PAct：基于部件分解的单视角铰接物体生成 (PAct: Part-Decomposed Single-View Articulated Object Generation)

Articulated objects are central to interactive 3D applications, including embodied AI, robotics, and VR/AR, where functional part decomposition and kinematic motion are essential. Yet producing high-fidelity articulated assets remains difficult to scale because it requires reliable part decomposition and kinematic rigging. Existing approaches largely fall into two paradigms: optimization-based reconstruction or distillation, which can be accurate but often takes tens of minutes to hours per instance, and inference-time methods that rely on template or part retrieval, producing plausible results that may not match the specific structure and appearance in the input observation. We introduce a part-centric generative framework for articulated object creation that synthesizes part geometry, composition, and articulation under explicit part-aware conditioning. Our representation models an object as a set of movable parts, each encoded by latent tokens augmented with part identity and articulation cues. Conditioned on a single image, the model generates articulated 3D assets that preserve instance-level correspondence while maintaining valid part structure and motion. The resulting approach avoids per-instance optimization, enables fast feed-forward inference, and supports controllable assembly and articulation, which are important for embodied interaction. Experiments on common articulated categories (e.g., drawers and doors) show improved input consistency, part accuracy, and articulation plausibility over optimization-based and retrieval-driven baselines, while substantially reducing inference time.

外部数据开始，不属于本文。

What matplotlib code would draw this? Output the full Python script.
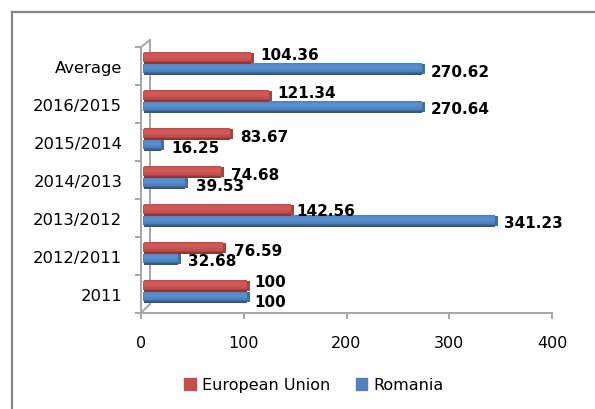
import matplotlib
matplotlib.use('Agg')
import matplotlib.pyplot as plt
from matplotlib.lines import Line2D
from matplotlib.patches import Patch
from matplotlib.colors import to_rgb
import numpy as np

categories = ['2011', '2012/2011', '2013/2012', '2014/2013', '2015/2014', '2016/2015', 'Average']
european_union = [100, 76.59, 142.56, 74.68, 83.67, 121.34, 104.36]
romania = [100, 32.68, 341.23, 39.53, 16.25, 270.64, 270.62]
x_ticks = [0, 100, 200, 300, 400]

W, H = 595, 410
GREY = '#a6a6a6'
RED = '#c0504d'
BLUE = '#4f81bd'

# label nudges in pixels (x from bar end, y downwards from bar centre)
eu_nudge = [(4, -4), (8, 3), (3, 1), (7, 3), (7, 3), (5, -3), (6, -3)]
ro_nudge = [(4, 5), (7, 2), (6, 2), (8, 3), (7, 3), (6, 2), (6, 3)]


def shades(base, dark):
    # top edge, bright middle, dark lower edge of the cylinder look
    c = np.array(to_rgb(base))
    d = np.array(to_rgb(dark))
    light = np.minimum(c * 1.1, 1)
    mid = (c + light) / 2
    return [c, mid, light, light, light, light, mid, c, c, (c + d) / 2, d]


def cylinder(ax, pos, vals, base, dark, nudges, start=3, cap=3, h=0.3):
    cols = shades(base, dark)
    n = len(cols)
    step = h / n
    ends = np.array(vals) + start
    # base bar first so no seams show through the strips
    ax.barh(pos, vals, height=h, left=start, color=base, linewidth=0, zorder=3)
    for i, col in enumerate(cols):
        y = pos + h / 2 - step * (i + 0.5)
        ax.barh(y, vals, height=step * 1.3, left=start, color=[col], linewidth=0, zorder=3 + i * 0.01)
    ax.barh(pos, cap, height=h * 0.85, left=ends, color=(np.array(to_rgb(base)) + to_rgb(dark)) / 2,
            linewidth=0, zorder=4)
    ax.barh(pos, start, height=h * 0.8, left=start - 1.5, color=base, linewidth=0, zorder=2)
    for p, v, nudge in zip(pos, ends + cap, nudges):
        ax.annotate(f'{v - start - cap:g}', (v, p), xytext=(nudge[0] * 0.72, -nudge[1] * 0.72),
                    textcoords='offset points', ha='left', va='center', fontsize=11,
                    fontweight='bold', color='black', zorder=6)


fig = plt.figure(figsize=(W / 100, H / 100), dpi=100, facecolor='white')
ax = fig.add_axes([141 / W, 1 - 314 / H, (552 - 141) / W, (314 - 48) / H])
ax.set_xlim(0, 400)
ax.set_ylim(0, len(categories))
ax.patch.set_visible(False)

centre = np.arange(len(categories)) + 0.5 + 0.074
cylinder(ax, centre + 0.145, european_union, RED, '#8c3836', eu_nudge)
cylinder(ax, centre - 0.145, romania, BLUE, '#34587f', ro_nudge)

for side in ['top', 'right']:
    ax.spines[side].set_visible(False)
for side in ['left', 'bottom']:
    ax.spines[side].set_color(GREY)
    ax.spines[side].set_linewidth(1.4)

ax.set_xticks(x_ticks)
ax.tick_params(axis='x', length=4, width=1.4, color=GREY, pad=12, labelsize=11.5, labelcolor='black')
ax.set_yticks(np.arange(len(categories) + 1))
ax.set_yticklabels([])
ax.tick_params(axis='y', which='major', length=4.5, width=1.4, color=GREY)
ax.set_yticks(np.arange(len(categories)) + 0.5, categories, minor=True)
ax.tick_params(axis='y', which='minor', length=0, pad=13.5, labelsize=11.8, labelcolor='black')

# 3d back wall of the old chart
dx = 9 / (552 - 141) * 400
dy = 9 / (314 - 48) * len(categories)
top = len(categories)
ax.plot([dx, dx], [dy, top + 7 / (314 - 48) * top], color=GREY, lw=1.4, clip_on=False, zorder=1)
ax.plot([0, dx], [0, dy], color=GREY, lw=1.4, clip_on=False, zorder=1)
ax.plot([0, dx], [top, top + 7 / (314 - 48) * top], color=GREY, lw=1.4, clip_on=False, zorder=1)

# outer frame, only left and top are inside the picture
fig.add_artist(Line2D([12 / W, 12 / W], [0, 1 - 13 / H], color='#868686', lw=1.6))
fig.add_artist(Line2D([12 / W, 1], [1 - 13 / H, 1 - 13 / H], color='#868686', lw=1.6))

handles = [Patch(color=RED, label='European Union'), Patch(color=BLUE, label='Romania')]
fig.legend(handles=handles, loc='center', bbox_to_anchor=(314 / W, 1 - 386 / H), ncol=2, frameon=False,
           fontsize=11.5, handlelength=0.7, handleheight=0.7, handletextpad=0.4, columnspacing=1.6)

fig.savefig('out.png', dpi=100)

翻译：铰接物体是交互式三维应用（包括具身人工智能、机器人学以及虚拟/增强现实）的核心要素，其功能性部件分解与运动学结构至关重要。然而，生成高保真度的铰接资源仍难以规模化，因其需要可靠的部件分解与运动学绑定。现有方法主要分为两种范式：基于优化的重建或蒸馏方法虽能保证精度，但每个实例通常需要数十分钟至数小时的处理时间；以及依赖模板或部件检索的推理时方法，虽能生成合理结果，但可能无法匹配输入观测中的特定结构与外观。本文提出一种以部件为中心的铰接物体生成框架，该框架在显式的部件感知条件下合成部件几何、组合方式及铰接结构。我们的表征模型将物体建模为一组可动部件，每个部件通过增强部件身份与铰接线索的隐式标记进行编码。在单张图像条件下，该模型生成能保持实例级对应关系、同时具备有效部件结构与运动可行性的铰接三维资源。该方法避免了逐实例优化，实现了快速前馈推理，并支持可控的装配与铰接操作——这对具身交互至关重要。在常见铰接类别（如抽屉与门）上的实验表明，相较于基于优化和检索驱动的基线方法，本方法在输入一致性、部件精度与铰接合理性方面均有提升，同时大幅减少了推理时间。